Education & Family

Access chief says 'little or no progress' at most selective unis

Graduation

England's most selective universities have made little or no progress in recruiting students from poor homes in recent years, a watchdog says.

Prof Les Ebdon, the director of the Office for Fair Access (Offa), says there have been improvements overall.

But some leading universities have not increased access, "despite considerable efforts", he says.

Universities have to show they are trying to boost access and investing in this to be able to charge higher fees.

Since the autumn, universities in England have been allowed to charge up to £9,000 a year for tuition for under-graduates.

A joint report from Offa and the Higher Education Funding Council for England looks at how much money universities are spending on efforts to attract students from disadvantaged homes and on supporting them while they are at university.

It says about 35,000 students received funds from a new national scholarship fund set up by the government.

'Large gap'

Prof Ebdon said that most universities had met or exceeded the targets they had set for themselves to recruit more students from disadvantaged backgrounds.

But in his foreword to the report, he added: "It's not a wholly positive picture.

"We know that, despite their considerable efforts, the most selective institutions have made little or no headline progress in increasing access in recent years."

These universities were being asked to spend more money on such efforts, he said.

Prof Ebdon wrote: "Universities and colleges must get smarter in their investment if we are to maintain the improved participation from disadvantaged groups to the sector as a whole and start to close the unacceptably large participation gap between advantaged and disadvantaged people that remains at our most selective universities.

"Where you come from is still much too closely related to where you will end up, and universities and colleges have a vital role in helping change this."

Wendy Piatt, director general of the Russell Group, which represents 24 leading universities including Oxford and Cambridge, said highly selective institutions had made "considerable efforts" to improve access

"Russell Group universities are absolutely committed to ensuring our doors are wide open to talented and able students and spend more than other institutions on bursaries," she said.

"However, we face real difficulties as we seek to make rapid progress on achieving demanding and quite specific targets.

"There are complex socio-economic problems which mean students from disadvantaged backgrounds all too often fail to achieve the right grades in the right subjects or do not apply to selective universities.

"Our universities put a lot of effort into trying to help solve these problems, but we cannot do so alone."

Economic situation

The report suggests the total amount spent by the university sector on widening access stayed roughly the same in the past two years.

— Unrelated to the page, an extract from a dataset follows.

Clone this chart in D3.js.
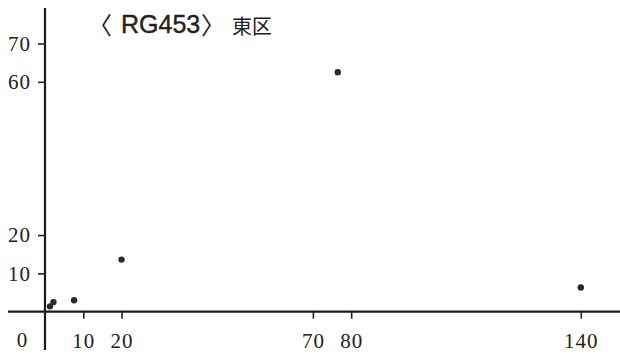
<!DOCTYPE html>
<html><head><meta charset="utf-8">
<script src="https://cdn.jsdelivr.net/npm/d3@7"></script>
<style>body{margin:0;background:#fff}svg{display:block}</style>
</head><body>
<script>
const xValues = [1.3, 2.2, 7.6, 20, 76.5, 140];
const yValues = [1.4, 2.5, 3.0, 13.6, 62.5, 6.3];
const xTicks = [10, 20, 70, 80, 140];
const yTicks = [10, 20, 60, 70];
const titleParts = ["〈", "RG453", "〉"];
const subtitle = "東区";

const W = 620, H = 357;
const svg = d3.select("body").append("svg").attr("width", W).attr("height", H);
const x = d3.scaleLinear().domain([0, 140]).range([45, 580.8]);
const y = d3.scaleLinear().domain([0, 70]).range([311.7, 43.5]);

// axes lines
svg.append("line").attr("x1", 8).attr("x2", 620).attr("y1", y(0)).attr("y2", y(0))
  .attr("stroke", "#1a1a1a").attr("stroke-width", 2.2);
svg.append("line").attr("x1", x(0)).attr("x2", x(0)).attr("y1", 8).attr("y2", 350)
  .attr("stroke", "#1a1a1a").attr("stroke-width", 2.2);

const xAxis = d3.axisBottom(x).tickValues(xTicks).tickSize(7).tickPadding(14).tickFormat(d3.format("d"));
const gx = svg.append("g").attr("transform", `translate(0,${y(0)})`).call(xAxis);
gx.select(".domain").remove();
gx.selectAll(".tick line").attr("stroke", "#222").attr("stroke-width", 1.6);
gx.selectAll(".tick text").attr("font-family", "Liberation Serif, serif").attr("font-size", 21)
  .attr("letter-spacing", 1).attr("fill", "#222");
// zero label left of y axis
svg.append("text").attr("x", 22).attr("y", 347).attr("text-anchor", "middle")
  .attr("font-family", "Liberation Serif, serif").attr("font-size", 21).attr("fill", "#222").text("0");

const yAxis = d3.axisLeft(y).tickValues(yTicks).tickSize(7).tickPadding(7).tickFormat(d3.format("d"));
const gy = svg.append("g").attr("transform", `translate(${x(0)},0)`).call(yAxis);
gy.select(".domain").remove();
gy.selectAll(".tick line").attr("stroke", "#222").attr("stroke-width", 1.6);
gy.selectAll(".tick text").attr("font-family", "Liberation Serif, serif").attr("font-size", 21)
  .attr("letter-spacing", 1).attr("fill", "#222");

// points
svg.append("g").selectAll("circle").data(xValues.map((v, i) => [v, yValues[i]])).join("circle")
  .attr("cx", d => x(d[0])).attr("cy", d => y(d[1])).attr("r", 3.2).attr("fill", "#2a2a2a");

// title
const tg = svg.append("g").attr("fill", "#222");
tg.append("text").attr("x", 88).attr("y", 34).attr("font-family", "Noto Sans CJK JP, sans-serif")
  .attr("font-size", 24).text(titleParts[0]);
tg.append("text").attr("x", 121).attr("y", 33).attr("font-family", "Liberation Sans, Arial, sans-serif")
  .attr("font-size", 25).attr("stroke", "#222").attr("stroke-width", 0.4).text(titleParts[1]);
tg.append("text").attr("x", 201).attr("y", 34).attr("font-family", "Noto Sans CJK JP, sans-serif")
  .attr("font-size", 24).text(titleParts[2]);
tg.append("text").attr("x", 232).attr("y", 34).attr("font-family", "Noto Sans CJK JP, sans-serif")
  .attr("font-size", 20).text(subtitle);
</script>
</body></html>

In a complicated picture, it shows institutions spent £444.1m of their higher fee income on bursaries and outreach activities in 2011-12, compared with £424.2m in 2010-11.

But it also shows that while this has gone up in cash terms, universities actually spent a slightly smaller percentage of their extra income from tuition fees compared with the previous year.

Offa says it is not concerned by this, which was due to the global economic situation, uncertainty about funding and institutions preparing for the new fee system.

Money spent on widening participation from funds apart from the higher tuition fee income fell to £624m from £645m the year before.

Offa says more universities are focusing on "outreach activities" that encourage young people to go to university and help them get the grades they need to get there, such as summer schools, mentoring and master classes.

Other access funds are typically spent giving students discounts on their fees and on accommodation or on bursaries - cash to support students while they are at university.

Business Secretary Vince Cable said: "I have always said that going to university should be about ability, not ability to pay. So it's encouraging that the National Scholarship Programme has helped more than 35,000 students from poor backgrounds in its first year.

"This has been supported by over £130m investment from government and institutions."